• Aim of the task
Each line of the listing must be transcribed exactly, except for the images, which should be excluded.

━━━ Stored data ━━━

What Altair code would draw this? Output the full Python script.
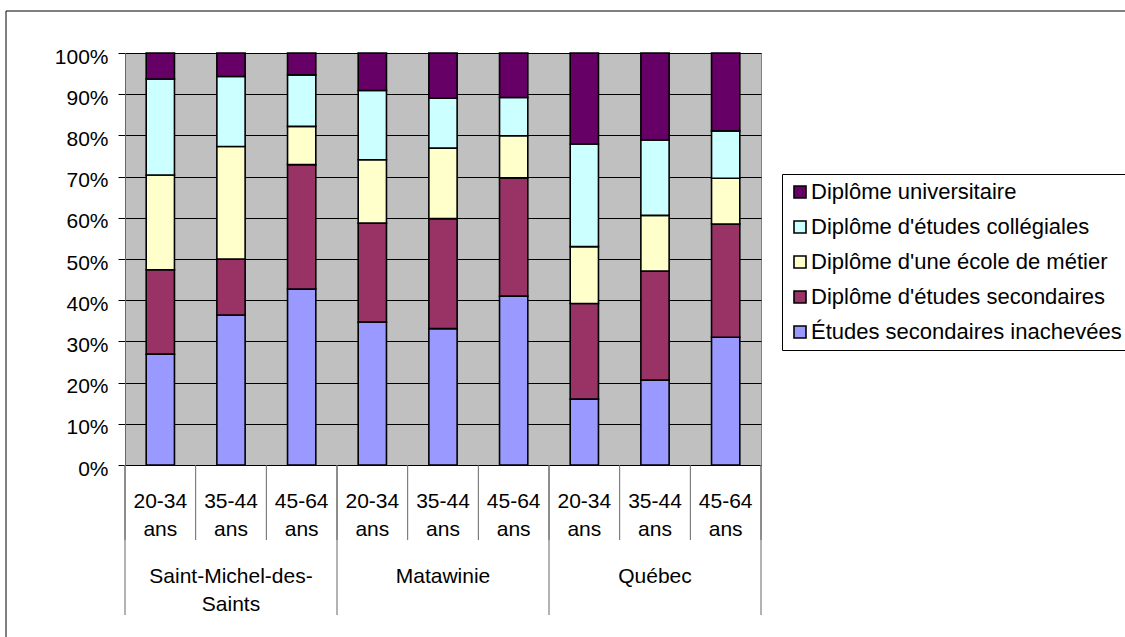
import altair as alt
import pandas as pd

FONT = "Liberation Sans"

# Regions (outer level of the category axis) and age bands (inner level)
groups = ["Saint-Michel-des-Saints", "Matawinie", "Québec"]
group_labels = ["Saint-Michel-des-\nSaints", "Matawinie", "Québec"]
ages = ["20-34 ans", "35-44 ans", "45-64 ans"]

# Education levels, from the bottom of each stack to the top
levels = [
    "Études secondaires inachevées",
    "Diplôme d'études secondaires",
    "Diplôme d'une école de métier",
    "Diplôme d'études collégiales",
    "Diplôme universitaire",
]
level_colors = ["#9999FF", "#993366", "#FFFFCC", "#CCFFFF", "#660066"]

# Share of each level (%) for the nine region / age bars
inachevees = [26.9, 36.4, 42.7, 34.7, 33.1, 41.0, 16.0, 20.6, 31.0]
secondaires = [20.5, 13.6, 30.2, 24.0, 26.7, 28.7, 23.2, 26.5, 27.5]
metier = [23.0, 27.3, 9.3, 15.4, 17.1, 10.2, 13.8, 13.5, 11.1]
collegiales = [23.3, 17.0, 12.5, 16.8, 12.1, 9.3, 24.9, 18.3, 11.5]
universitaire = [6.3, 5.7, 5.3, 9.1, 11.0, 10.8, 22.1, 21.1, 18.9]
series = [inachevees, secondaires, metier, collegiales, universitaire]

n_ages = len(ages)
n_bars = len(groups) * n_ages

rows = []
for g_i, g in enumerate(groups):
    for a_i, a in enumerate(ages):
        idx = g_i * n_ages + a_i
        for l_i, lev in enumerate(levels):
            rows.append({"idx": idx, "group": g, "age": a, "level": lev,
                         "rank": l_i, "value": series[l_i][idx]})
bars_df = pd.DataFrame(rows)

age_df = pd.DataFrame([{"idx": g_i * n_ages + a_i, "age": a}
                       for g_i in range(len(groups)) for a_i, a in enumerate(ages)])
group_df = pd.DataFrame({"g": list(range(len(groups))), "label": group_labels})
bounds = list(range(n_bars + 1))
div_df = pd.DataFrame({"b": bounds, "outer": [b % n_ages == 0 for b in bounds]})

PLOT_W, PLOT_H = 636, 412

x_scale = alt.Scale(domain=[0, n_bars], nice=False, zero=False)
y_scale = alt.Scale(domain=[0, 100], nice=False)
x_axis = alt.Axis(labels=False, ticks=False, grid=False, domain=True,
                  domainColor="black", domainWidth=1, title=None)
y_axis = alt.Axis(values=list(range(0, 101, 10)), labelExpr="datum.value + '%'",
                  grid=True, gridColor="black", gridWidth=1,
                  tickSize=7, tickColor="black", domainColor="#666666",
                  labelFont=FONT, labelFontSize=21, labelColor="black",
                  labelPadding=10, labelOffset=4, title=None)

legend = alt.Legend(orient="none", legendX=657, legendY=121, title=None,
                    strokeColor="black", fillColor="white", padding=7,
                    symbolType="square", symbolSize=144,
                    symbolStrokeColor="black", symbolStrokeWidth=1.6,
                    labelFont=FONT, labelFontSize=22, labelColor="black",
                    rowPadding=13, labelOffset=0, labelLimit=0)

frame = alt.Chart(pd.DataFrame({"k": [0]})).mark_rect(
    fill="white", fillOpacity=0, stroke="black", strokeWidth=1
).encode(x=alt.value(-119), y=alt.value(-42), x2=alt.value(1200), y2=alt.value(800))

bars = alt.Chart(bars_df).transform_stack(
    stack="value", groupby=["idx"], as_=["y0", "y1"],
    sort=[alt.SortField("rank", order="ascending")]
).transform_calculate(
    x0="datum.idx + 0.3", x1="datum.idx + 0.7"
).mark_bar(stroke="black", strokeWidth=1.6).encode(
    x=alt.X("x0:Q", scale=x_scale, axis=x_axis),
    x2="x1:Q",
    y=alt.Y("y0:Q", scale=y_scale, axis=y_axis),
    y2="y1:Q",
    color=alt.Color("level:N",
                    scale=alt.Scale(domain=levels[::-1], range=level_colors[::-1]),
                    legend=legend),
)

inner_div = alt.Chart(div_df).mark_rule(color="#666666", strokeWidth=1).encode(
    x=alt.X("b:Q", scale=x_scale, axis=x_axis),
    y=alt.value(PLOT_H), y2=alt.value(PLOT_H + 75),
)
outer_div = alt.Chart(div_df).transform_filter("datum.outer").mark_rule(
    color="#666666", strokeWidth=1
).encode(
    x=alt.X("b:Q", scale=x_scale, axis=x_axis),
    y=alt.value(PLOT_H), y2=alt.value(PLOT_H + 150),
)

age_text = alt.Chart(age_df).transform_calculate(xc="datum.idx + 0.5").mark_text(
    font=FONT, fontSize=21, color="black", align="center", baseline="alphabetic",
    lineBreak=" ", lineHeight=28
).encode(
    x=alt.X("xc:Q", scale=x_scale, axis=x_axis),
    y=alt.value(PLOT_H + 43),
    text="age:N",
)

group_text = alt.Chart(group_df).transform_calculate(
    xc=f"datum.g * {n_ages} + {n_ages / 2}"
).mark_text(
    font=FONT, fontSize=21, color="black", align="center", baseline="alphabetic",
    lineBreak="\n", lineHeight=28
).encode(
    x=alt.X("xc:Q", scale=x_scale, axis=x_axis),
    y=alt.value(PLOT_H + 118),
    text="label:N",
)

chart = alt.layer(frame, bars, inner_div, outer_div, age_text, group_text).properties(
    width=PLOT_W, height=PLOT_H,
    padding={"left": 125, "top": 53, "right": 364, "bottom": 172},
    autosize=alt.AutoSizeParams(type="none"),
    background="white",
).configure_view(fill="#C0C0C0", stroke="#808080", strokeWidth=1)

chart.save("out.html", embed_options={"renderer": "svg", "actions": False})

━━━

• Result of this task
What Altair code would draw this? Output the full Python script.
import altair as alt
import pandas as pd

FONT = "Liberation Sans"

# Regions (outer level of the category axis) and age bands (inner level)
groups = ["Saint-Michel-des-Saints", "Matawinie", "Québec"]
group_labels = ["Saint-Michel-des-\nSaints", "Matawinie", "Québec"]
ages = ["20-34 ans", "35-44 ans", "45-64 ans"]

# Education levels, from the bottom of each stack to the top
levels = [
    "Études secondaires inachevées",
    "Diplôme d'études secondaires",
    "Diplôme d'une école de métier",
    "Diplôme d'études collégiales",
    "Diplôme universitaire",
]
level_colors = ["#9999FF", "#993366", "#FFFFCC", "#CCFFFF", "#660066"]

# Share of each level (%) for the nine region / age bars
inachevees = [26.9, 36.4, 42.7, 34.7, 33.1, 41.0, 16.0, 20.6, 31.0]
secondaires = [20.5, 13.6, 30.2, 24.0, 26.7, 28.7, 23.2, 26.5, 27.5]
metier = [23.0, 27.3, 9.3, 15.4, 17.1, 10.2, 13.8, 13.5, 11.1]
collegiales = [23.3, 17.0, 12.5, 16.8, 12.1, 9.3, 24.9, 18.3, 11.5]
universitaire = [6.3, 5.7, 5.3, 9.1, 11.0, 10.8, 22.1, 21.1, 18.9]
series = [inachevees, secondaires, metier, collegiales, universitaire]

n_ages = len(ages)
n_bars = len(groups) * n_ages

rows = []
for g_i, g in enumerate(groups):
    for a_i, a in enumerate(ages):
        idx = g_i * n_ages + a_i
        for l_i, lev in enumerate(levels):
            rows.append({"idx": idx, "group": g, "age": a, "level": lev,
                         "rank": l_i, "value": series[l_i][idx]})
bars_df = pd.DataFrame(rows)

age_df = pd.DataFrame([{"idx": g_i * n_ages + a_i, "age": a}
                       for g_i in range(len(groups)) for a_i, a in enumerate(ages)])
group_df = pd.DataFrame({"g": list(range(len(groups))), "label": group_labels})
bounds = list(range(n_bars + 1))
div_df = pd.DataFrame({"b": bounds, "outer": [b % n_ages == 0 for b in bounds]})

PLOT_W, PLOT_H = 636, 412

x_scale = alt.Scale(domain=[0, n_bars], nice=False, zero=False)
y_scale = alt.Scale(domain=[0, 100], nice=False)
x_axis = alt.Axis(labels=False, ticks=False, grid=False, domain=True,
                  domainColor="black", domainWidth=1, title=None)
y_axis = alt.Axis(values=list(range(0, 101, 10)), labelExpr="datum.value + '%'",
                  grid=True, gridColor="black", gridWidth=1,
                  tickSize=7, tickColor="black", domainColor="#666666",
                  labelFont=FONT, labelFontSize=21, labelColor="black",
                  labelPadding=10, labelOffset=4, title=None)

legend = alt.Legend(orient="none", legendX=657, legendY=121, title=None,
                    strokeColor="black", fillColor="white", padding=7,
                    symbolType="square", symbolSize=144,
                    symbolStrokeColor="black", symbolStrokeWidth=1.6,
                    labelFont=FONT, labelFontSize=22, labelColor="black",
                    rowPadding=13, labelOffset=0, labelLimit=0)

frame = alt.Chart(pd.DataFrame({"k": [0]})).mark_rect(
    fill="white", fillOpacity=0, stroke="black", strokeWidth=1
).encode(x=alt.value(-119), y=alt.value(-42), x2=alt.value(1200), y2=alt.value(800))

bars = alt.Chart(bars_df).transform_stack(
    stack="value", groupby=["idx"], as_=["y0", "y1"],
    sort=[alt.SortField("rank", order="ascending")]
).transform_calculate(
    x0="datum.idx + 0.3", x1="datum.idx + 0.7"
).mark_bar(stroke="black", strokeWidth=1.6).encode(
    x=alt.X("x0:Q", scale=x_scale, axis=x_axis),
    x2="x1:Q",
    y=alt.Y("y0:Q", scale=y_scale, axis=y_axis),
    y2="y1:Q",
    color=alt.Color("level:N",
                    scale=alt.Scale(domain=levels[::-1], range=level_colors[::-1]),
                    legend=legend),
)

inner_div = alt.Chart(div_df).mark_rule(color="#666666", strokeWidth=1).encode(
    x=alt.X("b:Q", scale=x_scale, axis=x_axis),
    y=alt.value(PLOT_H), y2=alt.value(PLOT_H + 75),
)
outer_div = alt.Chart(div_df).transform_filter("datum.outer").mark_rule(
    color="#666666", strokeWidth=1
).encode(
    x=alt.X("b:Q", scale=x_scale, axis=x_axis),
    y=alt.value(PLOT_H), y2=alt.value(PLOT_H + 150),
)

age_text = alt.Chart(age_df).transform_calculate(xc="datum.idx + 0.5").mark_text(
    font=FONT, fontSize=21, color="black", align="center", baseline="alphabetic",
    lineBreak=" ", lineHeight=28
).encode(
    x=alt.X("xc:Q", scale=x_scale, axis=x_axis),
    y=alt.value(PLOT_H + 43),
    text="age:N",
)

group_text = alt.Chart(group_df).transform_calculate(
    xc=f"datum.g * {n_ages} + {n_ages / 2}"
).mark_text(
    font=FONT, fontSize=21, color="black", align="center", baseline="alphabetic",
    lineBreak="\n", lineHeight=28
).encode(
    x=alt.X("xc:Q", scale=x_scale, axis=x_axis),
    y=alt.value(PLOT_H + 118),
    text="label:N",
)

chart = alt.layer(frame, bars, inner_div, outer_div, age_text, group_text).properties(
    width=PLOT_W, height=PLOT_H,
    padding={"left": 125, "top": 53, "right": 364, "bottom": 172},
    autosize=alt.AutoSizeParams(type="none"),
    background="white",
).configure_view(fill="#C0C0C0", stroke="#808080", strokeWidth=1)

chart.save("out.html", embed_options={"renderer": "svg", "actions": False})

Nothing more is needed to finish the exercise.